In this equation, ‘b’ refers to the multiple of the available odds on the bet in question. For example, if the decimal odds for a bet are 4.0, then ‘b’ is 3. The letters ‘p’ and ‘q’ refer to the probability of the bet winning and losing respectively. So if a bet has a 55% chance of being successful, then p will be 0.55 and q will be 0.45. Finally, ‘f’ is the answer to the equation and refers to the fraction of your total betting bank that you should use in this bet.

If we take an example of a bet where the decimal odds are 4.0 and the probability of the bet winning are 35%, we can apply the relevant figures to the equation as follows:

((3*0.35)-0.65) / 2 = 0.4

Based on the Kelly Criterion, for this bet, although the probability of losing is higher than the probability of winning, you should be staking 40% of your betting bank. The importance of value

An important aspect of the Kelly Criterion is that it can also tell you when a bet offers value. Value is a vital concept in sports betting. Broadly speaking, you have found a value bet when the probability of its being successful is higher than the implied probability of the odds for that bet.

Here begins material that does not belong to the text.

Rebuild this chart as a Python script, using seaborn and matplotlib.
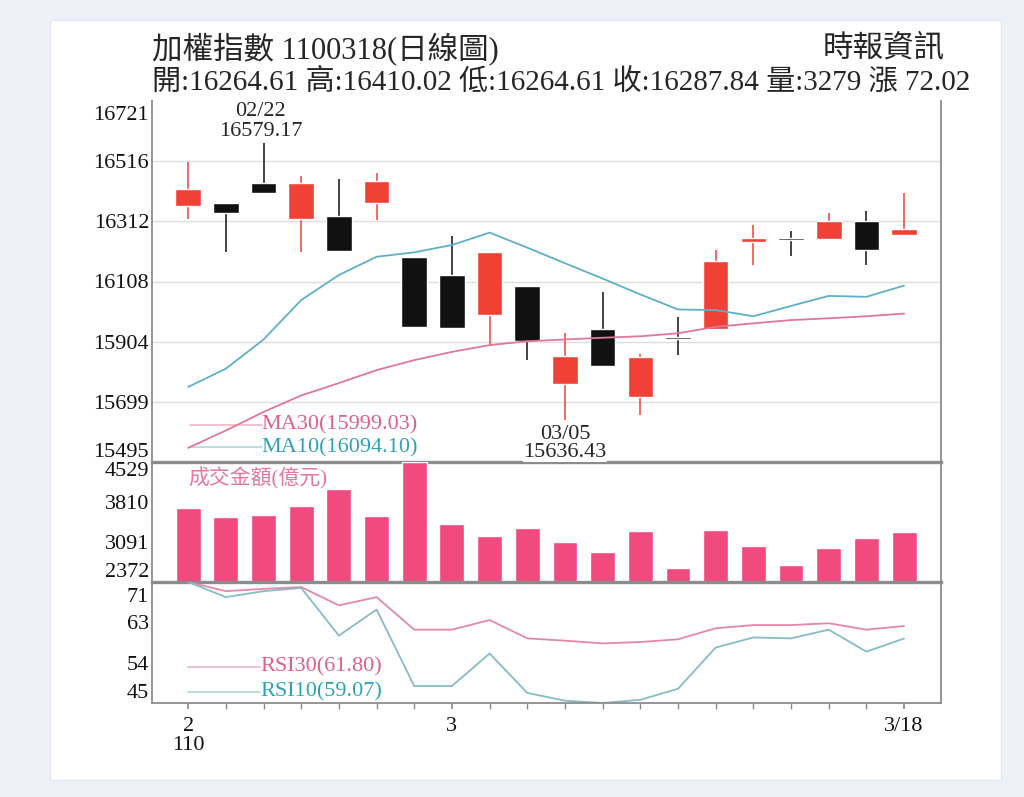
import numpy as np
import matplotlib
matplotlib.use('Agg')
import matplotlib.pyplot as plt
import matplotlib.transforms as mtransforms
import seaborn as sns
from matplotlib.patches import Rectangle

# daily candles, 2021/02/18 .. 2021/03/18 (ROC year 110)
days = list(range(20))
opens = [16366, 16376, 16444, 16321, 16329, 16376, 16190, 16130, 15994, 16093,
         15761, 15945, 15716, 15920, 15946, 16243, 16255, 16253, 16312, 16264.61]
closes = [16423, 16341, 16410, 16442, 16213, 16451, 15952, 15949, 16209, 15905,
          15855, 15820, 15852, 15912, 16179, 16256, 16249, 16312, 16215.82, 16287.84]
highs = [16513, 16376, 16579.17, 16467, 16456, 16476, 16190, 16261, 16209, 16093,
         15934, 16073, 15863, 15988, 16215, 16300, 16281, 16342, 16348, 16410.02]
lows = [16321, 16209, 16410, 16209, 16213, 16317, 15952, 15949, 15892, 15841,
        15636.43, 15820, 15653, 15858, 15946, 16164, 16193, 16253, 16164, 16264.61]

ma10 = [15750, 15812, 15911, 16045, 16130, 16192, 16207, 16232, 16274, 16223,
        16170, 16118, 16064, 16013, 16011, 15990, 16025, 16059, 16056, 16094.10]
ma30 = [15543, 15602, 15665, 15721, 15763, 15807, 15841, 15869, 15892, 15905,
        15911, 15917, 15922, 15932, 15954, 15966, 15977, 15983, 15990, 15999.03]

# turnover (100 million NTD)
volume = [3702, 3540, 3576, 3738, 4044, 3558, 4529, 3415, 3199, 3348,
          3096, 2906, 3283, 2618, 3307, 3024, 2672, 2978, 3168, 3279]

rsi30 = [71.4, 69.4, 69.9, 70.3, 66.3, 68.1, 61.0, 61.0, 63.1, 59.1,
         58.6, 58.0, 58.3, 58.9, 61.3, 62.0, 62.0, 62.4, 61.0, 61.80]
rsi10 = [71.4, 68.1, 69.4, 70.1, 59.7, 65.4, 48.7, 48.7, 55.8, 47.2,
         45.5, 45.0, 45.7, 48.1, 57.1, 59.3, 59.1, 61.0, 56.2, 59.07]

price_labels = ['15495', '15699', '15904', '16108', '16312', '16516', '16721']
vol_labels = ['2372', '3091', '3810', '4529']
rsi_labels = ['45', '54', '63', '71']
x_labels = ['2\n110', '3', '3/18']
x_label_pos = [0, 7, 19]

RED = '#ef4136'
BLACK = '#111111'
PINK = '#e0608a'
TEAL = '#2fa3b6'
GRID = '#8c8c8c'

sns.set_theme(style='white')
plt.rcParams['font.family'] = ['Liberation Serif', 'Noto Sans CJK TC']
plt.rcParams['axes.unicode_minus'] = False

fig = plt.figure(figsize=(10.24, 7.97), dpi=100, facecolor='#edf1f7')
fig.patches.append(Rectangle((50 / 1024, 1 - 780 / 797), 951 / 1024, 760 / 797,
                             transform=fig.transFigure, facecolor='white',
                             edgecolor='#e4e8ef', zorder=-1))


def fy(py):
    return 1 - py / 797


L, R = 152 / 1024, 941 / 1024
ax_p = fig.add_axes([L, fy(462), R - L, fy(101) - fy(462)])
ax_v = fig.add_axes([L, fy(582), R - L, fy(462) - fy(582)])
ax_r = fig.add_axes([L, fy(703), R - L, fy(582) - fy(703)])
ax_v.set_facecolor('none')
ax_r.set_facecolor('none')

xlim = (-0.96, 19.98)

# ---- price panel
pt = np.linspace(15495, 16721, 7)
for y in pt[1:-1]:
    ax_p.axhline(y, color='#dedede', lw=1, zorder=0)

colors = [RED if c >= o else BLACK for o, c in zip(opens, closes)]
body_lo = np.minimum(opens, closes)
body_h = np.maximum(np.abs(np.array(closes) - np.array(opens)), 6)
ax_p.vlines(days, lows, highs, colors=colors, linewidth=1.1, zorder=2)
ax_p.bar(days, body_h, bottom=body_lo, width=0.68, color=colors, zorder=3)

sns.lineplot(x=days, y=ma10, ax=ax_p, color='#5fb0c6', linewidth=1.3, zorder=4)
sns.lineplot(x=days, y=ma30, ax=ax_p, color='#e07896', linewidth=1.3, zorder=4)

ax_p.plot([0.048, 0.139], [0.103, 0.103], transform=ax_p.transAxes, color='#ebb7c6', lw=1.2)
ax_p.plot([0.048, 0.139], [0.042, 0.042], transform=ax_p.transAxes, color='#b5d5dc', lw=1.2)
ax_p.text(0.139, 0.103, f'MA30({ma30[-1]:.2f})', transform=ax_p.transAxes,
          color=PINK, fontsize=16, va='center', ha='left')
ax_p.text(0.139, 0.040, f'MA10({ma10[-1]:.2f})', transform=ax_p.transAxes,
          color=TEAL, fontsize=16, va='center', ha='left')

hi_i = int(np.argmax(highs))
lo_i = int(np.argmin(lows))
ax_p.annotate(f'02/22\n{highs[hi_i]:.2f}', xy=(days[hi_i], highs[hi_i]), xytext=(-2, 1),
              textcoords='offset points', ha='center', va='bottom', fontsize=16,
              linespacing=1.1, annotation_clip=False, zorder=6)
ax_p.annotate(f'03/05\n{lows[lo_i]:.2f}', xy=(days[lo_i], lows[lo_i]), xytext=(0, -3),
              textcoords='offset points', ha='center', va='top', fontsize=16,
              linespacing=0.95, annotation_clip=False, zorder=6,
              bbox=dict(facecolor='white', edgecolor='none', pad=0))

ax_p.set_ylim(15495, 16721)
ax_p.set_yticks(pt)
ax_p.set_yticklabels(price_labels)

# ---- turnover panel
sns.barplot(x=days, y=volume, ax=ax_v, color='#f04a7e', width=0.66, saturation=1,
            native_scale=True, errorbar=None)
ax_v.set_ylim(2372, 4529)
ax_v.set_yticks(np.linspace(2372, 4529, 4))
ax_v.set_yticklabels(vol_labels)
ax_v.text(0.046, 0.86, '成交金額(億元)', transform=ax_v.transAxes, color=PINK,
          fontsize=15, va='center', ha='left', alpha=0.85)

# ---- RSI panel
sns.lineplot(x=days, y=rsi30, ax=ax_r, color='#e28aa4', linewidth=1.3)
sns.lineplot(x=days, y=rsi10, ax=ax_r, color='#86bcc6', linewidth=1.3)
ax_r.plot([0.046, 0.137], [0.30, 0.30], transform=ax_r.transAxes, color='#ebb7c6', lw=1.2)
ax_r.plot([0.046, 0.137], [0.092, 0.092], transform=ax_r.transAxes, color='#b5d5dc', lw=1.2)
ax_r.text(0.137, 0.30, f'RSI30({rsi30[-1]:.2f})', transform=ax_r.transAxes,
          color=PINK, fontsize=16, va='center', ha='left')
ax_r.text(0.137, 0.092, f'RSI10({rsi10[-1]:.2f})', transform=ax_r.transAxes,
          color=TEAL, fontsize=16, va='center', ha='left')
ax_r.set_ylim(45, 71.4)
ax_r.set_yticks(np.linspace(45, 71.4, 4))
ax_r.set_yticklabels(rsi_labels)

# ---- shared styling
top_shift = {ax_p: 5, ax_v: 0, ax_r: 6}
for ax in (ax_p, ax_v, ax_r):
    ax.set_xlim(*xlim)
    ax.set_xlabel('')
    ax.set_ylabel('')
    ax.spines['top'].set_visible(False)
    for s in ('left', 'right', 'bottom'):
        ax.spines[s].set_color(GRID)
        ax.spines[s].set_linewidth(1.3)
    ax.tick_params(axis='y', length=0, pad=2, labelsize=16, colors='#111111')
    labels = ax.get_yticklabels()
    labels[0].set_va('bottom')
    labels[-1].set_va('top')
    shift = mtransforms.ScaledTranslation(0, -top_shift[ax] / 100, fig.dpi_scale_trans)
    labels[-1].set_transform(labels[-1].get_transform() + shift)

ax_p.spines['bottom'].set_linewidth(2.4)
ax_v.spines['bottom'].set_linewidth(2.4)
ax_p.set_xticks([])
ax_v.set_xticks([])
ax_v.set_xticks([], minor=True)

ax_r.set_xticks(x_label_pos)
ax_r.set_xticklabels(x_labels)
ax_r.set_xticks(days, minor=True)
ax_r.tick_params(axis='x', which='both', bottom=True, direction='out', length=4,
                 color=GRID, labelsize=16, pad=6, labelcolor='#111111')
for t in ax_r.get_xticklabels():
    t.set_linespacing(1.0)
    t.set_va('top')

# header
fig.text(L, fy(49), '加權指數 1100318(日線圖)', fontsize=22, va='center', ha='left')
fig.text(945 / 1024, fy(50), '時報資訊', fontsize=22, va='center', ha='right')
head = (f'開:{opens[-1]:.2f} 高:{highs[-1]:.2f} 低:{lows[-1]:.2f} '
        f'收:{closes[-1]:.2f} 量:{volume[-1]} 漲 {closes[-1] - closes[-2]:.2f}')
fig.text(L, fy(82), head, fontsize=21, va='center', ha='left')

fig.savefig('out.png', dpi=100, facecolor=fig.get_facecolor())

For example, if the decimal odds of a bet are 4.0, then the implied probability of that bet is 25% or 0.25. If you think that the likelihood of the bet being successful is greater than 25%, then you have identified a bet with a positive expected value.

In the example above, the answer to the Kelly Criterion formula is a positive number. This tells you that you have identified a bet with value. If the answer to the equation had been a negative number, this would show that the bet did not have positive expected value, or in other words, that the likelihood of the bet being successful was smaller than the implied probability of the odds. Since it is a fundamental rule of betting that you should only bet when there is a positive value expectation, when it throws up a negative number, the Kelly Criterion is effectively telling you that you shouldn’t bet. The main advantage of the Kelly Criterion is that it helps a bettor to strike the right balance between risk and safety, between growing a betting bank and safeguarding it. By increasing the size of the wager in proportion to the expected value, you are maximising your edge, and for those who are adept at calculating the probability of a bet being successful, the Kelly Criterion offers the most effective way to profit from their skill.

Another advantage of the Kelly Criterion is that the system is relatively easy to use. Once you have carried out the calculations a few times, it becomes familiar, and if you do need help, there are a number of free Kelly Criterion calculators online. The system also helps you to spot bets that don’t offer value. When the formula throws up an answer with a negative number, you have a useful warning not to bet.